Frictional sliding without geometrical reflection symmetry

TL;DR

This paper reveals that geometrical asymmetry in identical materials can induce coupling between slip and normal stress, affecting stability and failure, supported by theory and experiments.

Contribution

It introduces the novel concept that geometrical asymmetry causes slip-normal stress coupling in identical materials, impacting frictional dynamics.

Findings

Asymmetry induces slip-normal stress coupling in identical materials.

Coupling explains previously unexplained weakening in frictional cracks.

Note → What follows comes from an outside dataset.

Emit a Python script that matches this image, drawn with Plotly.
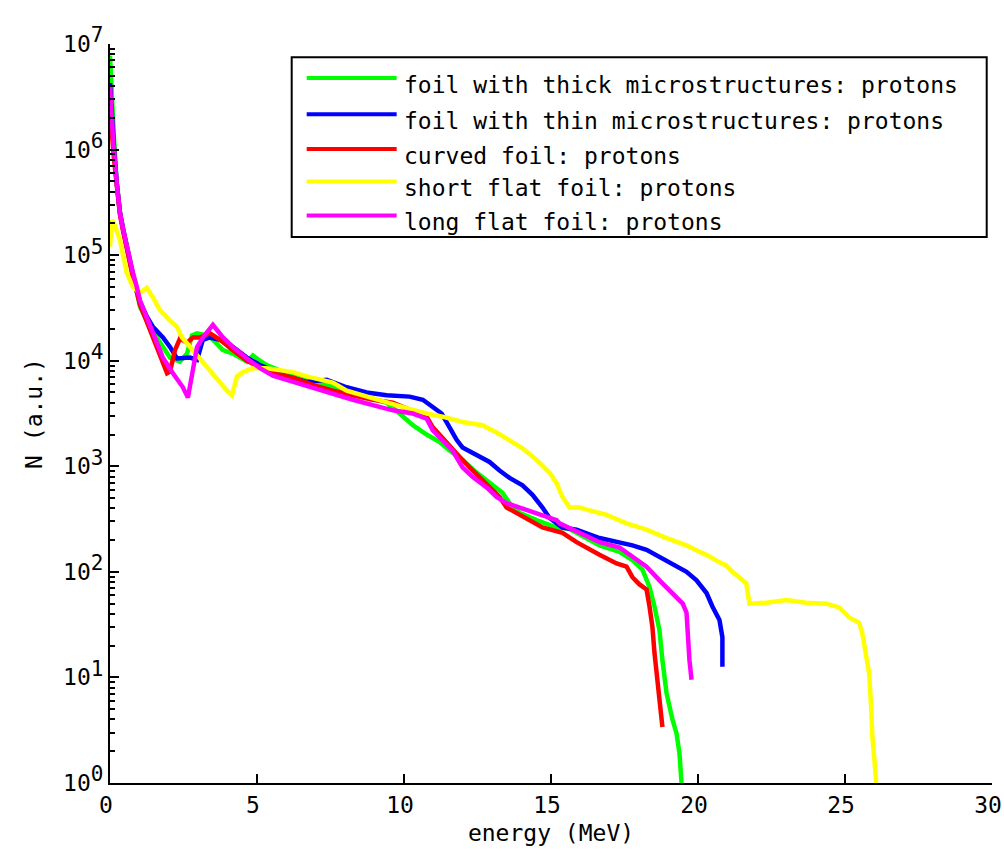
import plotly.graph_objects as go

# ---------------- data ----------------
series_names = [
    "foil with thick microstructures: protons",
    "foil with thin microstructures: protons",
    "curved foil: protons",
    "short flat foil: protons",
    "long flat foil: protons",
]
series_colors = ["#00ff00", "#0000ff", "#ff0000", "#ffff00", "#ff00ff"]

E_thick = [0.0, 0.05, 0.14, 0.23, 0.34, 0.45, 0.57, 0.68, 0.78, 0.91, 1.02, 1.36, 1.70, 2.04, 2.38,
           2.62, 2.79, 2.96, 3.30, 3.50, 3.84, 4.18, 4.66, 4.86, 5.10, 5.33, 6.01, 6.69, 7.37, 8.05,
           8.73, 9.41, 9.85, 10.30, 10.77, 11.21, 11.55, 11.99, 12.47, 12.91, 13.35, 13.59, 13.93,
           14.51, 15.19, 15.60, 15.97, 16.65, 17.33, 17.77, 18.11, 18.35, 18.52, 18.69, 18.79, 18.93,
           19.13, 19.27, 19.37, 19.44]
N_thick = [7.76e6, 3.55e6, 1.23e6, 4.79e5, 2.51e5, 1.74e5, 1.15e5, 8.5e4, 6.3e4, 4.57e4, 3.24e4,
           2.09e4, 1.48e4, 1.07e4, 9.8e3, 1.17e4, 1.74e4, 1.82e4, 1.74e4, 1.58e4, 1.26e4, 1.17e4,
           9.8e3, 1.12e4, 1.0e4, 9.1e3, 7.6e3, 6.9e3, 5.9e3, 5.2e3, 4.6e3, 4.0e3, 3.16e3, 2.45e3,
           2.0e3, 1.70e3, 1.41e3, 1.15e3, 871, 692, 562, 447, 363, 309, 263, 257, 224, 178, 155, 129,
           105, 72, 47, 28, 14.5, 7.1, 4.0, 2.95, 1.9, 1.0]

E_thin = [0.0, 0.05, 0.14, 0.23, 0.34, 0.45, 0.57, 0.68, 0.78, 0.91, 1.02, 1.25, 1.46, 1.80, 2.04,
          2.28, 2.48, 2.72, 2.96, 3.16, 3.40, 3.74, 4.18, 4.66, 5.10, 5.54, 6.01, 6.69, 7.37, 8.05,
          8.73, 9.41, 10.19, 10.64, 10.98, 11.28, 11.55, 11.79, 11.99, 12.47, 12.91, 13.25, 13.59,
          14.03, 14.37, 14.71, 14.95, 15.39, 15.87, 16.65, 17.33, 17.77, 18.25, 18.69, 19.13, 19.61,
          19.95, 20.29, 20.49, 20.73, 20.83, 20.83]
N_thin = [4.27e6, 2.24e6, 1.0e6, 4.79e5, 2.51e5, 1.74e5, 1.17e5, 8.7e4, 6.6e4, 4.79e4, 3.63e4,
          2.63e4, 2.09e4, 1.66e4, 1.35e4, 1.05e4, 1.07e4, 1.07e4, 1.02e4, 1.58e4, 1.66e4, 1.58e4,
          1.35e4, 1.07e4, 9.1e3, 8.1e3, 7.1e3, 6.3e3, 6.6e3, 5.6e3, 5.0e3, 4.7e3, 4.57e3, 4.27e3,
          3.63e3, 3.16e3, 2.34e3, 1.78e3, 1.51e3, 1.29e3, 1.10e3, 912, 776, 661, 537, 407, 324, 263,
          251, 209, 191, 178, 162, 138, 120, 100, 83, 63, 47, 35, 24, 12.6]

E_curved = [0.0, 0.05, 0.14, 0.23, 0.34, 0.45, 0.57, 0.68, 0.78, 0.91, 1.02, 1.25, 1.46, 1.70, 1.94,
            2.04, 2.21, 2.38, 2.62, 2.82, 3.06, 3.40, 3.74, 4.18, 4.66, 5.10, 5.54, 6.22, 6.90, 7.58,
            8.26, 8.94, 9.62, 10.30, 10.77, 10.98, 11.45, 11.89, 12.23, 12.57, 12.91, 13.25, 13.49,
            13.83, 14.27, 14.71, 15.39, 15.87, 16.65, 17.23, 17.57, 17.77, 18.01, 18.25, 18.35, 18.45,
            18.52, 18.62, 18.69, 18.79]
N_curved = [3.16e6, 1.58e6, 7.9e5, 4.17e5, 2.40e5, 1.66e5, 1.12e5, 8.3e4, 6.2e4, 4.47e4, 3.39e4,
            2.34e4, 1.66e4, 1.12e4, 7.6e3, 7.9e3, 1.26e4, 1.62e4, 1.48e4, 1.66e4, 1.66e4, 1.82e4,
            1.58e4, 1.26e4, 1.0e4, 8.7e3, 7.6e3, 6.9e3, 5.9e3, 5.2e3, 4.7e3, 4.27e3, 4.0e3, 3.39e3,
            2.95e3, 2.34e3, 1.66e3, 1.23e3, 977, 794, 631, 513, 407, 363, 309, 263, 234, 191, 145,
            120, 112, 89, 76, 68, 47, 30, 17, 9.5, 6.2, 3.4]

E_short = [0.0, 0.07, 0.14, 0.34, 0.57, 0.78, 1.02, 1.25, 1.46, 1.70, 2.04, 2.28, 2.45, 2.72, 3.06,
           3.30, 3.64, 3.98, 4.15, 4.32, 4.52, 4.86, 5.33, 5.78, 6.22, 6.69, 7.14, 7.58, 8.05, 8.73,
           9.41, 10.09, 10.77, 11.31, 11.99, 12.67, 13.15, 13.59, 14.03, 14.51, 14.95, 15.19, 15.39,
           15.63, 15.97, 16.21, 16.89, 17.57, 18.25, 18.93, 19.61, 20.05, 20.29, 20.73, 20.96, 21.17,
           21.41, 21.64, 21.75, 22.32, 23.00, 23.68, 24.36, 24.80, 25.14, 25.48, 25.59, 25.72, 25.82,
           25.89, 25.93, 26.00, 26.06]
N_short = [1.2e5, 2.14e5, 2.0e5, 1.38e5, 6.8e4, 5.0e4, 4.37e4, 4.9e4, 3.98e4, 3.02e4, 2.40e4, 2.09e4,
           1.66e4, 1.35e4, 1.05e4, 8.7e3, 6.6e3, 5.2e3, 4.7e3, 7.1e3, 7.8e3, 8.5e3, 8.5e3, 8.1e3,
           7.8e3, 7.1e3, 6.6e3, 6.2e3, 5.2e3, 4.57e3, 3.98e3, 3.55e3, 3.16e3, 2.95e3, 2.63e3, 2.45e3,
           2.09e3, 1.78e3, 1.48e3, 1.15e3, 871, 692, 513, 407, 407, 389, 347, 288, 251, 209, 178,
           155, 145, 123, 115, 100, 89, 78, 50, 51, 54, 51, 50, 46, 37, 33, 26, 17, 11, 5.2, 2.75,
           1.66, 1.0]

E_long = [0.0, 0.05, 0.10, 0.23, 0.34, 0.45, 0.57, 0.68, 0.78, 0.91, 1.02, 1.25, 1.46, 1.80, 2.14,
          2.48, 2.65, 2.82, 2.96, 3.16, 3.50, 3.84, 4.18, 4.66, 5.10, 5.54, 6.22, 6.90, 7.58, 8.26,
          8.94, 9.62, 10.30, 10.77, 10.98, 11.31, 11.65, 11.99, 12.33, 12.81, 13.15, 13.49, 13.93,
          14.51, 15.19, 15.29, 15.97, 16.65, 17.33, 17.77, 18.25, 18.69, 19.13, 19.48, 19.61, 19.64,
          19.71, 19.78]
N_long = [3.98e6, 2.0e6, 1.32e6, 4.79e5, 2.51e5, 1.74e5, 1.20e5, 8.9e4, 6.8e4, 5.0e4, 3.72e4, 2.57e4,
          1.82e4, 1.07e4, 7.6e3, 5.6e3, 4.47e3, 8.7e3, 1.35e4, 1.66e4, 2.19e4, 1.66e4, 1.35e4,
          1.05e4, 8.5e3, 7.2e3, 6.3e3, 5.6e3, 4.9e3, 4.27e3, 3.8e3, 3.39e3, 3.16e3, 2.82e3, 2.19e3,
          1.78e3, 1.41e3, 977, 794, 631, 513, 447, 407, 363, 309, 288, 234, 191, 170, 138, 112, 83,
          63, 50, 41, 26, 14.5, 9.5]

series_E = [E_thick, E_thin, E_curved, E_short, E_long]
series_N = [N_thick, N_thin, N_curved, N_short, N_long]

x_ticks = [0, 5, 10, 15, 20, 25, 30]
y_ticks = [1, 10, 100, 1000, 1e4, 1e5, 1e6, 1e7]
y_ticktext = ["10<sup><span style='font-size:21px'>%d</span></sup>" % k for k in range(8)]
y_minor = [m * 10 ** k for k in range(7) for m in range(2, 10)]

FONT = "DejaVu Sans Mono"

fig = go.Figure()
for name, E, N, col in zip(series_names, series_E, series_N, series_colors):
    fig.add_trace(go.Scatter(x=E, y=N, mode="lines", name=name,
                             line=dict(color=col, width=4.5), showlegend=False))

# manual legend (box, line samples, labels) in paper coordinates
L_X0, L_X1, L_Y0, L_Y1 = 0.206, 0.994, 0.739, 0.982
fig.add_shape(type="rect", xref="paper", yref="paper", x0=L_X0, x1=L_X1, y0=L_Y0, y1=L_Y1,
              line=dict(color="black", width=2), fillcolor="white", layer="above")
row_y = [0.954, 0.905, 0.858, 0.814, 0.768]
for name, col, ry in zip(series_names, series_colors, row_y):
    fig.add_shape(type="line", xref="paper", yref="paper", x0=0.223, x1=0.325, y0=ry, y1=ry,
                  line=dict(color=col, width=4), layer="above")
    fig.add_annotation(xref="paper", yref="paper", x=0.331, y=ry - 0.009, text=name,
                       showarrow=False, xanchor="left", yanchor="middle",
                       font=dict(family=FONT, size=23, color="black"))

fig.update_layout(
    width=1004, height=855,
    margin=dict(l=110, r=12, t=44, b=72),
    paper_bgcolor="white", plot_bgcolor="white",
    font=dict(family=FONT, size=23, color="black"),
    showlegend=False,
)
fig.update_xaxes(range=[0, 30], tickvals=x_ticks, ticks="inside", ticklen=9, tickwidth=2,
                 tickcolor="black", showline=True, linecolor="black", linewidth=2,
                 ticklabeloverflow="allow", automargin=False, ticklabelshift=-4,
                 showgrid=False, zeroline=False, mirror=False,
                 title=dict(text="energy (MeV)", standoff=8, font=dict(family=FONT, size=23)))
fig.update_yaxes(type="log", range=[0, 7], tickvals=y_ticks, ticktext=y_ticktext,
                 ticks="inside", ticklen=9, tickwidth=2, tickcolor="black",
                 showline=True, linecolor="black", linewidth=2, showgrid=False, zeroline=False,
                 ticklabeloverflow="allow", automargin=False,
                 minor=dict(tickvals=y_minor, ticks="inside", ticklen=5, tickwidth=2,
                            tickcolor="black", showgrid=False),
                 title=dict(text="N (a.u.)", standoff=14, font=dict(family=FONT, size=23)))

fig.write_html("out.html")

Asymmetry can destabilize otherwise stable frictional sliding.

Abstract

The dynamics of frictional interfaces play an important role in many physical systems spanning a broad range of scales. It is well-known that frictional interfaces separating two dissimilar materials couple interfacial slip and normal stress variations, a coupling that has major implications on their stability, failure mechanism and rupture directionality. In contrast, interfaces separating identical materials are traditionally assumed not to feature such a coupling due to symmetry considerations. We show, combining theory and experiments, that interfaces which separate bodies made of macroscopically identical materials, but lack geometrical reflection symmetry, generically feature such a coupling. We discuss two applications of this novel feature. First, we show that it accounts for a distinct, and previously unexplained, experimentally observed weakening effect in frictional cracks. Second, we demonstrate that it can destabilize frictional sliding which is otherwise stable. The emerging framework is expected to find applications in a broad range of systems.